GOAL OF THE EXERCISE: Pictures stay out of the copy; restate everything else in the material exactly.

### RAW DATA ###

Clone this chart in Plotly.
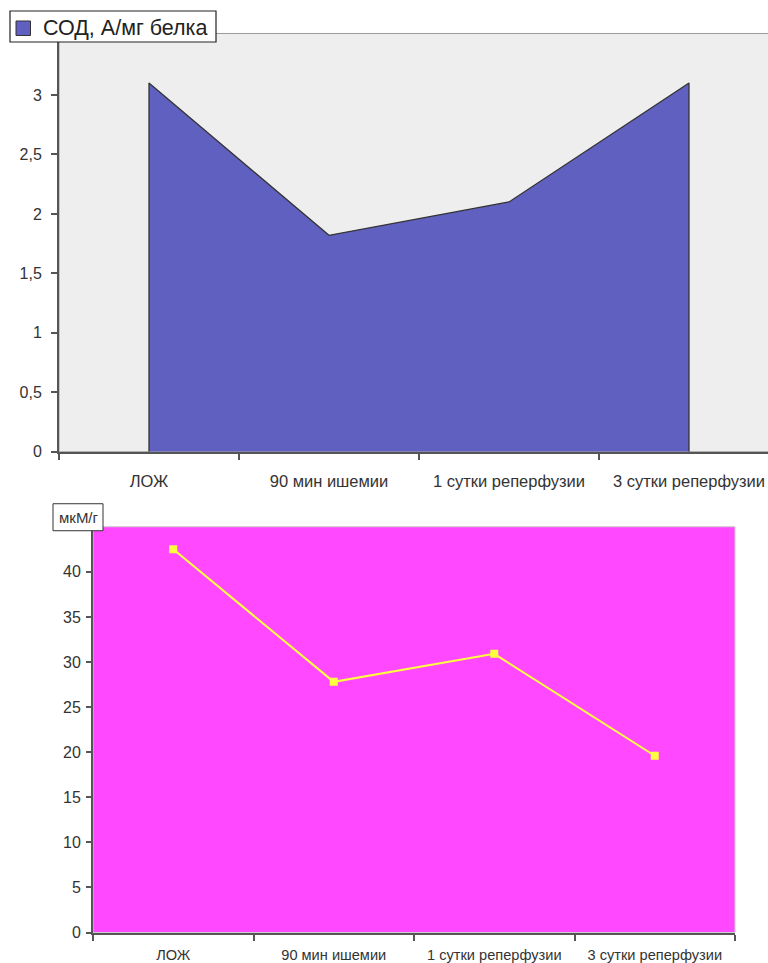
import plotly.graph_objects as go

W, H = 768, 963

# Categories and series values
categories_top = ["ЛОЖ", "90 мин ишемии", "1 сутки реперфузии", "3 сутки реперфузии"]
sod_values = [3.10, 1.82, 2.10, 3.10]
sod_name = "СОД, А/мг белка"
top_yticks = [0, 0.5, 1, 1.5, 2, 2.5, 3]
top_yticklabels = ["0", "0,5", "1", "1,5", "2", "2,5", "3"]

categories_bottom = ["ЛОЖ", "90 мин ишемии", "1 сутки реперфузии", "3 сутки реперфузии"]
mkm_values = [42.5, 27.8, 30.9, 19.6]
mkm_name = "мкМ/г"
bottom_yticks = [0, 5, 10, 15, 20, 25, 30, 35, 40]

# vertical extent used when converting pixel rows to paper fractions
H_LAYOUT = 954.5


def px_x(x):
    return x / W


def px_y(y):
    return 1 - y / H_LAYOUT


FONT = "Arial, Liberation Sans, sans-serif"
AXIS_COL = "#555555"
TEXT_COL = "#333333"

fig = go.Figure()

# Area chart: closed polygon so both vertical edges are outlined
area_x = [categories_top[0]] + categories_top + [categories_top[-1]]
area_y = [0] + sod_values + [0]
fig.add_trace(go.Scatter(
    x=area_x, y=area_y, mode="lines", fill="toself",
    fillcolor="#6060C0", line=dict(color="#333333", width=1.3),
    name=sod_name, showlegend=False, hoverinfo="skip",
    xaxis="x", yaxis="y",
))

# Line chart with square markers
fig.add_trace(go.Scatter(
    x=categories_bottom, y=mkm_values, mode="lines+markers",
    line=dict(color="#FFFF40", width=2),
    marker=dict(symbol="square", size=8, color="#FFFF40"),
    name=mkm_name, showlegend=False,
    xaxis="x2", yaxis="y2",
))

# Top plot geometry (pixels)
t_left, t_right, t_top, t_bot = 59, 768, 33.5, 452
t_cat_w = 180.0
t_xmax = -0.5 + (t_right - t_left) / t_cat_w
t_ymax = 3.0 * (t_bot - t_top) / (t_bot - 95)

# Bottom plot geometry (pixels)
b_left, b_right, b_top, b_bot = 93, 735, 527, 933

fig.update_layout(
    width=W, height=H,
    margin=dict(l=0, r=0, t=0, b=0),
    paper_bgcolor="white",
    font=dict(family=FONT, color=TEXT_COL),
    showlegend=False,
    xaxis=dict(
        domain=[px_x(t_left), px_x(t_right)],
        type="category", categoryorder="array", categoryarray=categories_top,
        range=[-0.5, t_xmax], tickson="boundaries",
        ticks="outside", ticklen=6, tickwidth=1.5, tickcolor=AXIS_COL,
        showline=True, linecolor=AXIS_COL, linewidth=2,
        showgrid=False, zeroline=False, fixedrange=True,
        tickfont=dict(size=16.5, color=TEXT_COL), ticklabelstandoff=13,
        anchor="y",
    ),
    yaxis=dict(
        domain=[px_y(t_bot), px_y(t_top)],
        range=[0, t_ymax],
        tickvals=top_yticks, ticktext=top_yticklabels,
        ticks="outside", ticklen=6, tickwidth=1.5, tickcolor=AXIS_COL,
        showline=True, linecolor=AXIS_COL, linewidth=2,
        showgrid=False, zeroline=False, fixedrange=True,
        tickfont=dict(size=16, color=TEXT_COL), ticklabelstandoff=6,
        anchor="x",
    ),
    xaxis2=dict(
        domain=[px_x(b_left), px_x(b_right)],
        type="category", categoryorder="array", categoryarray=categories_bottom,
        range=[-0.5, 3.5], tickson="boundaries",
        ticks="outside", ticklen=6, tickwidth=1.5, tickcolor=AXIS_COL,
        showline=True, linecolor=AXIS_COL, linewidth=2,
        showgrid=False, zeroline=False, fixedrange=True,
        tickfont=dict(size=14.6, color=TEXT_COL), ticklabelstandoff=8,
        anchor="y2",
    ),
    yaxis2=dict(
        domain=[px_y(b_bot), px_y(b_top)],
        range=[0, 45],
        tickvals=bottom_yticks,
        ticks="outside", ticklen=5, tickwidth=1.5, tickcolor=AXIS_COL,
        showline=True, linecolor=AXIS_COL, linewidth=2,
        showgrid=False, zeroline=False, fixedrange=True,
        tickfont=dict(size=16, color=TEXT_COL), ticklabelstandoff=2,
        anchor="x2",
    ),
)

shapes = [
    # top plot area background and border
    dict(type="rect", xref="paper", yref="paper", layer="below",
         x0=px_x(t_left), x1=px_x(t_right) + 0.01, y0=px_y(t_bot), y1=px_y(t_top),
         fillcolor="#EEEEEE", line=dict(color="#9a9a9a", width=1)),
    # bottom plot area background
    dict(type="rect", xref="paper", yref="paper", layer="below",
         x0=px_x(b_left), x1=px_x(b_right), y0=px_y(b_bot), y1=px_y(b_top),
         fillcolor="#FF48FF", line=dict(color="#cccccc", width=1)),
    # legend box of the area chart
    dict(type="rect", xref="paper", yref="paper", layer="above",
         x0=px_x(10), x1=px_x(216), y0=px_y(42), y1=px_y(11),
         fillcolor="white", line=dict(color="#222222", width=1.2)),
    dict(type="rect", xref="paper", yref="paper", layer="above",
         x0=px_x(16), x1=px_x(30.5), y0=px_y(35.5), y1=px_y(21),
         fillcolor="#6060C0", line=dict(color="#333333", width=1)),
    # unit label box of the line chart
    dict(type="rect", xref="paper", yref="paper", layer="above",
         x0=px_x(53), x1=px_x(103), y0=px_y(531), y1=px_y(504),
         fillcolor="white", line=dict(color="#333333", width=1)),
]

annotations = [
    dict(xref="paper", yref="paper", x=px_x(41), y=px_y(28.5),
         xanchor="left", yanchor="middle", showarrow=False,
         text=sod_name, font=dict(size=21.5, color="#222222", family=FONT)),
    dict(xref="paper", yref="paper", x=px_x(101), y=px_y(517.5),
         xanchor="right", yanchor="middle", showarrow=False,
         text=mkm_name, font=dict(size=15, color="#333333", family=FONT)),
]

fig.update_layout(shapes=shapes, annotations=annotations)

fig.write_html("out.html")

###

RESPONSE FOR THIS EXERCISE:
Clone this chart in Plotly.
import plotly.graph_objects as go

W, H = 768, 963

# Categories and series values
categories_top = ["ЛОЖ", "90 мин ишемии", "1 сутки реперфузии", "3 сутки реперфузии"]
sod_values = [3.10, 1.82, 2.10, 3.10]
sod_name = "СОД, А/мг белка"
top_yticks = [0, 0.5, 1, 1.5, 2, 2.5, 3]
top_yticklabels = ["0", "0,5", "1", "1,5", "2", "2,5", "3"]

categories_bottom = ["ЛОЖ", "90 мин ишемии", "1 сутки реперфузии", "3 сутки реперфузии"]
mkm_values = [42.5, 27.8, 30.9, 19.6]
mkm_name = "мкМ/г"
bottom_yticks = [0, 5, 10, 15, 20, 25, 30, 35, 40]

# vertical extent used when converting pixel rows to paper fractions
H_LAYOUT = 954.5


def px_x(x):
    return x / W


def px_y(y):
    return 1 - y / H_LAYOUT


FONT = "Arial, Liberation Sans, sans-serif"
AXIS_COL = "#555555"
TEXT_COL = "#333333"

fig = go.Figure()

# Area chart: closed polygon so both vertical edges are outlined
area_x = [categories_top[0]] + categories_top + [categories_top[-1]]
area_y = [0] + sod_values + [0]
fig.add_trace(go.Scatter(
    x=area_x, y=area_y, mode="lines", fill="toself",
    fillcolor="#6060C0", line=dict(color="#333333", width=1.3),
    name=sod_name, showlegend=False, hoverinfo="skip",
    xaxis="x", yaxis="y",
))

# Line chart with square markers
fig.add_trace(go.Scatter(
    x=categories_bottom, y=mkm_values, mode="lines+markers",
    line=dict(color="#FFFF40", width=2),
    marker=dict(symbol="square", size=8, color="#FFFF40"),
    name=mkm_name, showlegend=False,
    xaxis="x2", yaxis="y2",
))

# Top plot geometry (pixels)
t_left, t_right, t_top, t_bot = 59, 768, 33.5, 452
t_cat_w = 180.0
t_xmax = -0.5 + (t_right - t_left) / t_cat_w
t_ymax = 3.0 * (t_bot - t_top) / (t_bot - 95)

# Bottom plot geometry (pixels)
b_left, b_right, b_top, b_bot = 93, 735, 527, 933

fig.update_layout(
    width=W, height=H,
    margin=dict(l=0, r=0, t=0, b=0),
    paper_bgcolor="white",
    font=dict(family=FONT, color=TEXT_COL),
    showlegend=False,
    xaxis=dict(
        domain=[px_x(t_left), px_x(t_right)],
        type="category", categoryorder="array", categoryarray=categories_top,
        range=[-0.5, t_xmax], tickson="boundaries",
        ticks="outside", ticklen=6, tickwidth=1.5, tickcolor=AXIS_COL,
        showline=True, linecolor=AXIS_COL, linewidth=2,
        showgrid=False, zeroline=False, fixedrange=True,
        tickfont=dict(size=16.5, color=TEXT_COL), ticklabelstandoff=13,
        anchor="y",
    ),
    yaxis=dict(
        domain=[px_y(t_bot), px_y(t_top)],
        range=[0, t_ymax],
        tickvals=top_yticks, ticktext=top_yticklabels,
        ticks="outside", ticklen=6, tickwidth=1.5, tickcolor=AXIS_COL,
        showline=True, linecolor=AXIS_COL, linewidth=2,
        showgrid=False, zeroline=False, fixedrange=True,
        tickfont=dict(size=16, color=TEXT_COL), ticklabelstandoff=6,
        anchor="x",
    ),
    xaxis2=dict(
        domain=[px_x(b_left), px_x(b_right)],
        type="category", categoryorder="array", categoryarray=categories_bottom,
        range=[-0.5, 3.5], tickson="boundaries",
        ticks="outside", ticklen=6, tickwidth=1.5, tickcolor=AXIS_COL,
        showline=True, linecolor=AXIS_COL, linewidth=2,
        showgrid=False, zeroline=False, fixedrange=True,
        tickfont=dict(size=14.6, color=TEXT_COL), ticklabelstandoff=8,
        anchor="y2",
    ),
    yaxis2=dict(
        domain=[px_y(b_bot), px_y(b_top)],
        range=[0, 45],
        tickvals=bottom_yticks,
        ticks="outside", ticklen=5, tickwidth=1.5, tickcolor=AXIS_COL,
        showline=True, linecolor=AXIS_COL, linewidth=2,
        showgrid=False, zeroline=False, fixedrange=True,
        tickfont=dict(size=16, color=TEXT_COL), ticklabelstandoff=2,
        anchor="x2",
    ),
)

shapes = [
    # top plot area background and border
    dict(type="rect", xref="paper", yref="paper", layer="below",
         x0=px_x(t_left), x1=px_x(t_right) + 0.01, y0=px_y(t_bot), y1=px_y(t_top),
         fillcolor="#EEEEEE", line=dict(color="#9a9a9a", width=1)),
    # bottom plot area background
    dict(type="rect", xref="paper", yref="paper", layer="below",
         x0=px_x(b_left), x1=px_x(b_right), y0=px_y(b_bot), y1=px_y(b_top),
         fillcolor="#FF48FF", line=dict(color="#cccccc", width=1)),
    # legend box of the area chart
    dict(type="rect", xref="paper", yref="paper", layer="above",
         x0=px_x(10), x1=px_x(216), y0=px_y(42), y1=px_y(11),
         fillcolor="white", line=dict(color="#222222", width=1.2)),
    dict(type="rect", xref="paper", yref="paper", layer="above",
         x0=px_x(16), x1=px_x(30.5), y0=px_y(35.5), y1=px_y(21),
         fillcolor="#6060C0", line=dict(color="#333333", width=1)),
    # unit label box of the line chart
    dict(type="rect", xref="paper", yref="paper", layer="above",
         x0=px_x(53), x1=px_x(103), y0=px_y(531), y1=px_y(504),
         fillcolor="white", line=dict(color="#333333", width=1)),
]

annotations = [
    dict(xref="paper", yref="paper", x=px_x(41), y=px_y(28.5),
         xanchor="left", yanchor="middle", showarrow=False,
         text=sod_name, font=dict(size=21.5, color="#222222", family=FONT)),
    dict(xref="paper", yref="paper", x=px_x(101), y=px_y(517.5),
         xanchor="right", yanchor="middle", showarrow=False,
         text=mkm_name, font=dict(size=15, color="#333333", family=FONT)),
]

fig.update_layout(shapes=shapes, annotations=annotations)

fig.write_html("out.html")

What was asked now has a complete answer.